George Bernard Shaw of course wrote challenging plays in the early to middle part of the last century and Neil LaBute is a raw, combative contemporary American playwright. The company presenting them is Neoteny Theatre.

Founder and artistic director Carly Chamberlain says that Neoteny is a company dedicated to producing “contemporary re-imaginings of classic works and introduce little known and under-produced contemporary works to new audiences. With a focus on work that is bold, playful, honest and maybe a little weird.” I love that last bit.

OVERRULED is a farce and a classic one act play. ROMANCE is an ironic title for a definite drama on a failed relationship. Love and fidelity factor heavily in both plays. And both plays were written by playwrights who might be described as curmudgeons.

(PHIL)
2) Let’s start with Shaw, that old curmudgeon.

(LYNN)
OVERRULED is a farce. We are in an out of the way hotel. Mr Lunn and Mrs. Juno are a couple who are there for a tryst, a rendezvous, some illicit hanky panky with each other. They met on a cruise ship and are at this hotel to carry on their relationship in private.

A cruise ship is the natural incubator for affairs with other people’s husband’s and wives.

Mr. Lunn professes love and desire and devotion to Mrs. Juno while she teases him and leads him a merry chase. It comes out that both are married but not to each other. Both are also deeply in love with their spouses

It also transpires that Mr. Juno and Mrs Lunn (the other couple’s spouses) come to the same hotel with the same intension.They reveal that they too are married but not to each other and love their spouses.

No one is misunderstood by their partner. No one speaks of divorce. They do speak of passion and guilt, As one character says, “Passion is not real passion without guilt.” Thank you Mr. Shaw.

(PHIL)
3) Is the play loaded with Shaw’s philosophizing and discoursing on the nature of love and fidelity.

(LYNN)
Loaded, but not overloaded and weighed down. All concerned are fastidiously well mannered—a comedy of manners of sorts. They are all articulate, funny, playful and without heartache.

Shaw talks about marriage, monogamy, loyalty and fidelity through his characters. They are witty, confident, unabashed about their passion and not embarrassed when their spouses show up.

(PHIL)
4) Shaw requires a certain British reserve in the acting. How does this Canadian cast do?

(LYNN)
I think they do well. Their accents are consistent. And yes, even when professing love and devotion Shaw’s characters show a veneer of reserve at least. Decorum; a certain body language that is different from our contemporary times. On the whole I think they do well.
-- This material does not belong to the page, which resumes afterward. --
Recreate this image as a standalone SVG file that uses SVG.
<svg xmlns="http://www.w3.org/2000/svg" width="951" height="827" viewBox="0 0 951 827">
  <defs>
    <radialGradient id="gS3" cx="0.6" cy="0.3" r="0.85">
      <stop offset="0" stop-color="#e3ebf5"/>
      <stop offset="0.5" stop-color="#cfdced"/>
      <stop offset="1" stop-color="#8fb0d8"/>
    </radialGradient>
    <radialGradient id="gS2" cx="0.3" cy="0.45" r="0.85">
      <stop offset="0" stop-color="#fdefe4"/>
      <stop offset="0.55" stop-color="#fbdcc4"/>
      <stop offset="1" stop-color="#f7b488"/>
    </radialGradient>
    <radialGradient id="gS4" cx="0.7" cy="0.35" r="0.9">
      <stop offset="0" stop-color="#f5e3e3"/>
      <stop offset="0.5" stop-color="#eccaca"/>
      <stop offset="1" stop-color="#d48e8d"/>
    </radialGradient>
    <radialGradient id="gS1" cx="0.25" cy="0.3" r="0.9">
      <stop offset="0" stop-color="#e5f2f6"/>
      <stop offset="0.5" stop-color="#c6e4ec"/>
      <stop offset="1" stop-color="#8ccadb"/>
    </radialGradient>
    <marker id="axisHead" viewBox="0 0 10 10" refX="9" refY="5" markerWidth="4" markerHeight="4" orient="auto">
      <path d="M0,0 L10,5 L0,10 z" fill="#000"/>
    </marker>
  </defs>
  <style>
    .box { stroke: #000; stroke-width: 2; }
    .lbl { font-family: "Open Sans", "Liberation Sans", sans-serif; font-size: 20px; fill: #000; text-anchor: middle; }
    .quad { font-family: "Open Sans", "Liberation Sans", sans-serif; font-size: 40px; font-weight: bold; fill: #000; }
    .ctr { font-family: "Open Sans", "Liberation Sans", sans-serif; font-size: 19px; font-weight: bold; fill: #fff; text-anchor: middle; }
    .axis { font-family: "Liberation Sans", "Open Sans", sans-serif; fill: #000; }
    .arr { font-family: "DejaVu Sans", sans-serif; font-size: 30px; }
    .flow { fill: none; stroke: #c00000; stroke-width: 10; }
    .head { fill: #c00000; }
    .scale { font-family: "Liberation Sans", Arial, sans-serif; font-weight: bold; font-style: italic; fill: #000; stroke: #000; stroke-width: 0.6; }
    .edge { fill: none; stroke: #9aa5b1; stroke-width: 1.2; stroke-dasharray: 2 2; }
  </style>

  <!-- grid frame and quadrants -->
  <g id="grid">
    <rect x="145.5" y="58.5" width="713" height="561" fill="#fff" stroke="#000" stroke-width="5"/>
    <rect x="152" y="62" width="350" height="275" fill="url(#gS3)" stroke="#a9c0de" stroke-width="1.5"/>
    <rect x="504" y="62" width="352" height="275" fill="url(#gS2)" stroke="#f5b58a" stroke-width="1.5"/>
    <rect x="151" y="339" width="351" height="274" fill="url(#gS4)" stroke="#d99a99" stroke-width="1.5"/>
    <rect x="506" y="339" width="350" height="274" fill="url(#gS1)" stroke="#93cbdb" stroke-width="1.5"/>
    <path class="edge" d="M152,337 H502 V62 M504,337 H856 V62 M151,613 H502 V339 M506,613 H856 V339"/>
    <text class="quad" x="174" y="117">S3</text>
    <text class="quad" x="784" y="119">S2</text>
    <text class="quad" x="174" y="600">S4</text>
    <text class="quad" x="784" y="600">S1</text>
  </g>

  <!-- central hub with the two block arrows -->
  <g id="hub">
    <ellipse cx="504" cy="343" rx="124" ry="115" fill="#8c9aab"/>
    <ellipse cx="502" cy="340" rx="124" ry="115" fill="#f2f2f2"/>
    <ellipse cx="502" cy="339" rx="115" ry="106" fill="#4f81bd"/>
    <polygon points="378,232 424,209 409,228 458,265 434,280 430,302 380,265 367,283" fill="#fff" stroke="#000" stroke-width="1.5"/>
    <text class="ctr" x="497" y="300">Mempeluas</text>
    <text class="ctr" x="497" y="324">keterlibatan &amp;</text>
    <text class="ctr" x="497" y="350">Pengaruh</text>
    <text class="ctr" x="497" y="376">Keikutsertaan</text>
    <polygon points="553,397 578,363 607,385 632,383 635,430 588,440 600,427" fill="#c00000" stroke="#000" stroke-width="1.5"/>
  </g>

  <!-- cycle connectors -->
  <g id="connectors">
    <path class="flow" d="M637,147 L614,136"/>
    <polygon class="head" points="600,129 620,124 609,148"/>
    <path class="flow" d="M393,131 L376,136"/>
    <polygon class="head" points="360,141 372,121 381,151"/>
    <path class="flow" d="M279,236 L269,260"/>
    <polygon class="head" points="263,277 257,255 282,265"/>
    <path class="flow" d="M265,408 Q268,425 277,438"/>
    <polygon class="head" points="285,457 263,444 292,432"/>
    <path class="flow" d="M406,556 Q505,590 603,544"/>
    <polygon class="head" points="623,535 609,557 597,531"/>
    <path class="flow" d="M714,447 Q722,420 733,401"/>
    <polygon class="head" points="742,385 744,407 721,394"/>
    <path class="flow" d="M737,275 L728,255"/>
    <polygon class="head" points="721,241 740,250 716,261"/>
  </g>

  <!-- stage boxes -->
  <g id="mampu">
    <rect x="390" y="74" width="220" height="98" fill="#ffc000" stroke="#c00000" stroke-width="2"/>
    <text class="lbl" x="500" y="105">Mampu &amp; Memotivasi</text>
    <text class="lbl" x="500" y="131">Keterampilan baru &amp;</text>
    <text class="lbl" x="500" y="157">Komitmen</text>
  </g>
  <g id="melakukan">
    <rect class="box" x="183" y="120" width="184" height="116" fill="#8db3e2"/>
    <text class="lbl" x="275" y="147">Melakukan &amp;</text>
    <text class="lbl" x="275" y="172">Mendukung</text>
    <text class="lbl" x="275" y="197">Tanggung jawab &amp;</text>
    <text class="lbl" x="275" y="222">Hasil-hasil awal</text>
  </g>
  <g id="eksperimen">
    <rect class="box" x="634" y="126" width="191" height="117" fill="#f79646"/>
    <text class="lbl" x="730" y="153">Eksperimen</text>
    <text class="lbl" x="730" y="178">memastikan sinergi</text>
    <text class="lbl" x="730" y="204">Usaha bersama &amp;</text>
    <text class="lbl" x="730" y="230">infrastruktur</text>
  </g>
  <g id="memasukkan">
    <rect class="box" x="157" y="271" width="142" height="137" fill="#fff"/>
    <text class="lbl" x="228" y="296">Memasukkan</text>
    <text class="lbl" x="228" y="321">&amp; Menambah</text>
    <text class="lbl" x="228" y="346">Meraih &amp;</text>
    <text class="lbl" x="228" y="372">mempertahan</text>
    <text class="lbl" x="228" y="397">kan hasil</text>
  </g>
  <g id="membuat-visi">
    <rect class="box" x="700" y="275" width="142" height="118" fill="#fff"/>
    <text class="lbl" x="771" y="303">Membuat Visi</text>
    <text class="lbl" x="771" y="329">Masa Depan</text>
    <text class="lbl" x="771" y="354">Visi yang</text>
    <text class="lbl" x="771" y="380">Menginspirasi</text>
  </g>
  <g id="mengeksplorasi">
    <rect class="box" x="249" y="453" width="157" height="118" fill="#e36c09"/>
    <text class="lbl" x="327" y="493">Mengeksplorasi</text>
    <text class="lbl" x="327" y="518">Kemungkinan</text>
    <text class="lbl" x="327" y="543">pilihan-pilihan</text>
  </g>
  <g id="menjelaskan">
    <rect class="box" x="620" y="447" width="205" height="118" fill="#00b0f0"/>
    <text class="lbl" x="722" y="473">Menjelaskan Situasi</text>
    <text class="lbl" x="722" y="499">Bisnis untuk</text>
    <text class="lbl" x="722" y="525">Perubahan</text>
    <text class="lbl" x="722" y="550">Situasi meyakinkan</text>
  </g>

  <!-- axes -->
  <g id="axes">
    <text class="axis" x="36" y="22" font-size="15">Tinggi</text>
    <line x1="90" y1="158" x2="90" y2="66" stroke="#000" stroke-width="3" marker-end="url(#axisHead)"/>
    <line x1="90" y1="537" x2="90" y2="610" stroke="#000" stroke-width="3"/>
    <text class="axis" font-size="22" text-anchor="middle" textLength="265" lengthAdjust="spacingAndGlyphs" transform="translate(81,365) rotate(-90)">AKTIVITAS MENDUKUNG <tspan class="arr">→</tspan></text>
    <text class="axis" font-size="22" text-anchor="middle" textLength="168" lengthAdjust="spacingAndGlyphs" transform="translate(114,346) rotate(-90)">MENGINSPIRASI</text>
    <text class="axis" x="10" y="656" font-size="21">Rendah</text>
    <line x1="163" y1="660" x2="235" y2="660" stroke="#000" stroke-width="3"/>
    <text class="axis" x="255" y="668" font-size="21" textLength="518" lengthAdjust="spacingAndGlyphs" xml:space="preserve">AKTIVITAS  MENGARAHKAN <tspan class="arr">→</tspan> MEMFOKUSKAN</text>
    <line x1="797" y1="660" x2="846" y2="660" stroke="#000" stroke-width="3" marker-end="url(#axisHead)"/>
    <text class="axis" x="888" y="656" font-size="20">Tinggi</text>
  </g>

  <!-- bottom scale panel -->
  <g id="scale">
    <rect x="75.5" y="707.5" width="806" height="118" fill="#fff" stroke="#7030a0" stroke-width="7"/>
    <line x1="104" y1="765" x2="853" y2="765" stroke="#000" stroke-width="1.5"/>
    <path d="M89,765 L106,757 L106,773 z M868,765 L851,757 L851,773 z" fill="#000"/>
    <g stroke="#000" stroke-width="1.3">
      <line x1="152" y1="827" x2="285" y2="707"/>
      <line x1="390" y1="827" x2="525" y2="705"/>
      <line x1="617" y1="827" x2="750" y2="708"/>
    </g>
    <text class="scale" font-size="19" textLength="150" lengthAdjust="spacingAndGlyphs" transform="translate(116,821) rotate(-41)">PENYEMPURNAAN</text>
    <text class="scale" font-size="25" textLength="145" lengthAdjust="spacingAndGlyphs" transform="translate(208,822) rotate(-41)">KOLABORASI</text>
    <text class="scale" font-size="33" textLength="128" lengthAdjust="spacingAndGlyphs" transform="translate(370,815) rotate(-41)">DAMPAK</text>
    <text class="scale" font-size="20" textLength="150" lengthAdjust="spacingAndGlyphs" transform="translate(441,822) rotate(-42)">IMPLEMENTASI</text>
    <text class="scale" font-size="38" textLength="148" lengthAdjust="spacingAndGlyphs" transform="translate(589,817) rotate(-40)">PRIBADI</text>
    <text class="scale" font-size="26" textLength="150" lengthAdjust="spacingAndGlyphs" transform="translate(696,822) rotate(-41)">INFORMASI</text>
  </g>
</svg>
As Mrs. Juno, Caitlin Stewart is coy and impish. Mr. Lunn is described by Shaw as being a dandy right down to the way he wears his hair. I found Kelly Penner’s playing of him a bit effeminate with is not the same as a dandy. And forming kiss curls in his hair is a mistake, I think. With a dandy one thinks of puff, waves, bouffant, but not kiss curls.
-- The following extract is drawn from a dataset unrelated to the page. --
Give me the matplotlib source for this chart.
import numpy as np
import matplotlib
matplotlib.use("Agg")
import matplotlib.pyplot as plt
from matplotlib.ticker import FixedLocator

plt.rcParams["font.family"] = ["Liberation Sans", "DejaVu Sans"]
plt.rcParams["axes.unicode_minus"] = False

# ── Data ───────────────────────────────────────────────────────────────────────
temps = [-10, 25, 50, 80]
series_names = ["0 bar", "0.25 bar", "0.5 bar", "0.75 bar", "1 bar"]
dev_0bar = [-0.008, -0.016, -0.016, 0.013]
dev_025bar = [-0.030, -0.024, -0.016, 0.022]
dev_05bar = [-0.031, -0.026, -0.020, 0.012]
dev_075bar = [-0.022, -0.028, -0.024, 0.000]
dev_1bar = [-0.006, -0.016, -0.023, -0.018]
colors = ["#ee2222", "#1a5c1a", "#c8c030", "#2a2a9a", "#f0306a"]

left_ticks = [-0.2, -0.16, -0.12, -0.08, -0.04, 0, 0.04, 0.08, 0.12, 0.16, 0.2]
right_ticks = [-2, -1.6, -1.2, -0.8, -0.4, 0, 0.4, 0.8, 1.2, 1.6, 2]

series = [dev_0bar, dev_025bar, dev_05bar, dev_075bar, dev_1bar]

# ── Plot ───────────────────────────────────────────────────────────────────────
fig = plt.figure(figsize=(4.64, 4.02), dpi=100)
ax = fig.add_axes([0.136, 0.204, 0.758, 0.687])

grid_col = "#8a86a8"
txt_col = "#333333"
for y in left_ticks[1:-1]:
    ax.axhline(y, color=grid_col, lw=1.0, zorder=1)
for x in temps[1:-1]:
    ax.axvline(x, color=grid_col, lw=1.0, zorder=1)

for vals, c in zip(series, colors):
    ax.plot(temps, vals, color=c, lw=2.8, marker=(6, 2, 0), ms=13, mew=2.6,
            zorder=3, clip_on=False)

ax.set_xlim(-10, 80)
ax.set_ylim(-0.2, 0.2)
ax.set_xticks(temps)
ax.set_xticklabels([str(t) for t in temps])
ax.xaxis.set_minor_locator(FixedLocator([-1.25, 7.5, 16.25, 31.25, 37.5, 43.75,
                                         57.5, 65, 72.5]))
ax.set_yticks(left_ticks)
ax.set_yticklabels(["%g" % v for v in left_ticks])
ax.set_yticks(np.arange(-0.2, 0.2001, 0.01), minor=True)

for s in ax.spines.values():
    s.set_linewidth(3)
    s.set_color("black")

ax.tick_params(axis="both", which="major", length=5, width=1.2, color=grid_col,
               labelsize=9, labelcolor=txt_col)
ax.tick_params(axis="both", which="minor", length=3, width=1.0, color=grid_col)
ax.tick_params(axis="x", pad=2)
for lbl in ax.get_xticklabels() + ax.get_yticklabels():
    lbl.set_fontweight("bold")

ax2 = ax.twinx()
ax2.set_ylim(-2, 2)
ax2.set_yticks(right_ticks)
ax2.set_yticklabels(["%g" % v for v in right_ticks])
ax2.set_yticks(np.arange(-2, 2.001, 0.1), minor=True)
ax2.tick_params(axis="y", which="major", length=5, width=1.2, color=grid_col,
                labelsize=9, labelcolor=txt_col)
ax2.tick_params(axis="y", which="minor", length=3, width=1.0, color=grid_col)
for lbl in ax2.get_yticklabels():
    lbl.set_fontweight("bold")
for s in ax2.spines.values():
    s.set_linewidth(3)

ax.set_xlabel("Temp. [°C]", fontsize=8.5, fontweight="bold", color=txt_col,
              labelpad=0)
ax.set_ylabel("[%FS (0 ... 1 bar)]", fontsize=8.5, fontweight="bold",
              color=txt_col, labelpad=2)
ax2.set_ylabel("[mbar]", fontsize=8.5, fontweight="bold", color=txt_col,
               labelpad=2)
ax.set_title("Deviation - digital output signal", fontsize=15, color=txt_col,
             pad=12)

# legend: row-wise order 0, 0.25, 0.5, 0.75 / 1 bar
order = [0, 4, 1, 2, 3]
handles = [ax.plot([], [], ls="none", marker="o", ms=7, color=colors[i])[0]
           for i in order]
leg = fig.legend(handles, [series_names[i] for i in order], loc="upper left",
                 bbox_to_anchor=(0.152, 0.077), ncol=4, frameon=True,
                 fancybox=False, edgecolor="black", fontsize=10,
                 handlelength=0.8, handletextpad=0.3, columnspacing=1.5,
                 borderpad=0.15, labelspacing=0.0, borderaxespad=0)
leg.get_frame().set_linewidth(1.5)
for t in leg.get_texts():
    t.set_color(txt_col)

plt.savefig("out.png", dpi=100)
As Mr. Juno, Amos Crawley is preening and endearingly pompous. While as Mrs. Lunn, Meghan Swaby is forthright and direct.

Director Carly Chamberlain has realized the style and wit of the piece and, yes, the playfulness.

(PHIL)
5) And how about the other curmudgeon, Neil LaBute?

(LYNN)
ROMANCE is an ironic title for such an unromantic play—which I guess is the point.
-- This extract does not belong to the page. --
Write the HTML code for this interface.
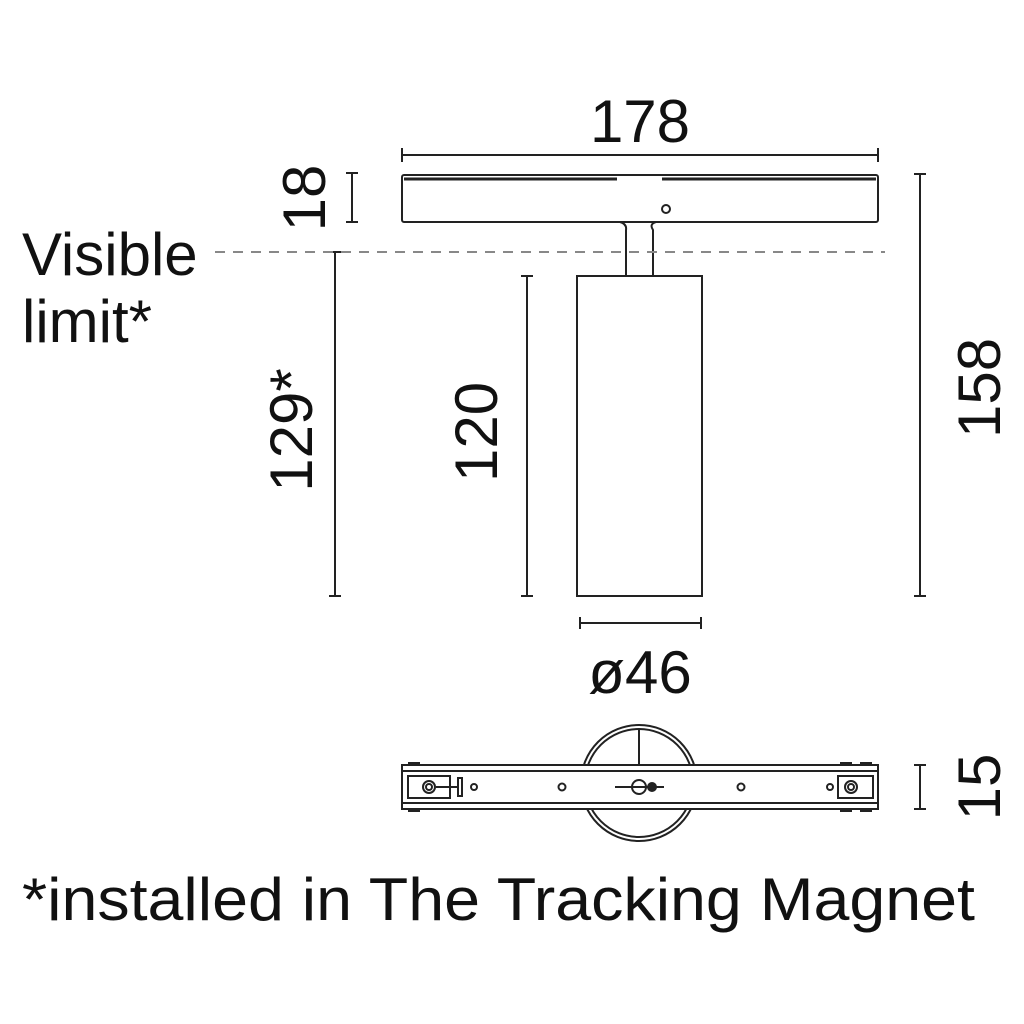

LaBute’s plays are in your face, uncomfortable, challenging to be sure. He has been described as misogynistic because of his handling of women in his plays. I would call him “Neil LaBrute”. He refers to himself as misanthropic—so he dislikes everybody equally and not just women.

With ROMANCE he is also devilish. In this play, he does not name the characters of even gives them a gender. So it can be about two men; a man and a woman or two women.

In a wonderful bit of playfulness director Carly Chamberlain has schedule performances in every configuration. Last night it was played by two women….the audience is invited to come back at a discount to see the other configurations.

(PHIL)
6) So what’s the story?

(LYNN)
Two characters meet a year after their relationship ended. They were together for about five years. One of the partners wanted out of the relationship, wanting more space. The other partner was devastated of course and tried to reason why this was happening. Now a year later, that left partner has come for a show down of sorts. She’s found some incriminating information that sheds new light for her on what really happened.

We get an unsettling sense of what that relationship was like.

(PHIL)
6) How so?

(LYNN)
The woman who wanted more space needed it for all the affairs she was having. Monogamy was not in her vocabulary. In this confrontation, old information is rehashed. Old wounds re-opened. In a sense the one who was unfaithful showed some compassion by ending the affair but her partner is not ready to let go.

I must confess I had trouble with the play. The conversation sounded like it should have happened a year before. And the new information should have twigged the wronged party to just leave it.

But that’s too easy because the play is really about a person who is and wants to be the victim and to be wronged by the other, who is the aggressor.

Here’s my problem, why should I care? A professional victim, really? Why should I care? This is the path she has chosen to follow. The aggressor follows her own path too—serial affairs. Am I supposed to side with one over the other? It’s not going to happen.

That said as mannered and controlled as OVERRULED is that is how aggressive, modern and emotionally disruptive ROMANCE is.

Director Carly Chamberlain has guided her two fine actresses, Caitlin Stewart as the philanderer and Meghan Swaby as the victim, to go for it. The acting is muscular, dangerous and unsettling. I like to squirm as a result. Sure there are situations like this. Does it make for a good play? Hard to tell, but the production is dandy.

This are the first two productions of NEOTENY THEATRE. I look forward to more.

(PHIL)
Thanks Lynn. That’s Lynn Slotkin our theatre critic and passionate playgoer. You can read Lynn’s blog at www.slotkinletter.com

You can see the double bill of OVERRULED and ROMANCE at the Red Sandcastle Theatre at 922 Queen Street East until April 6.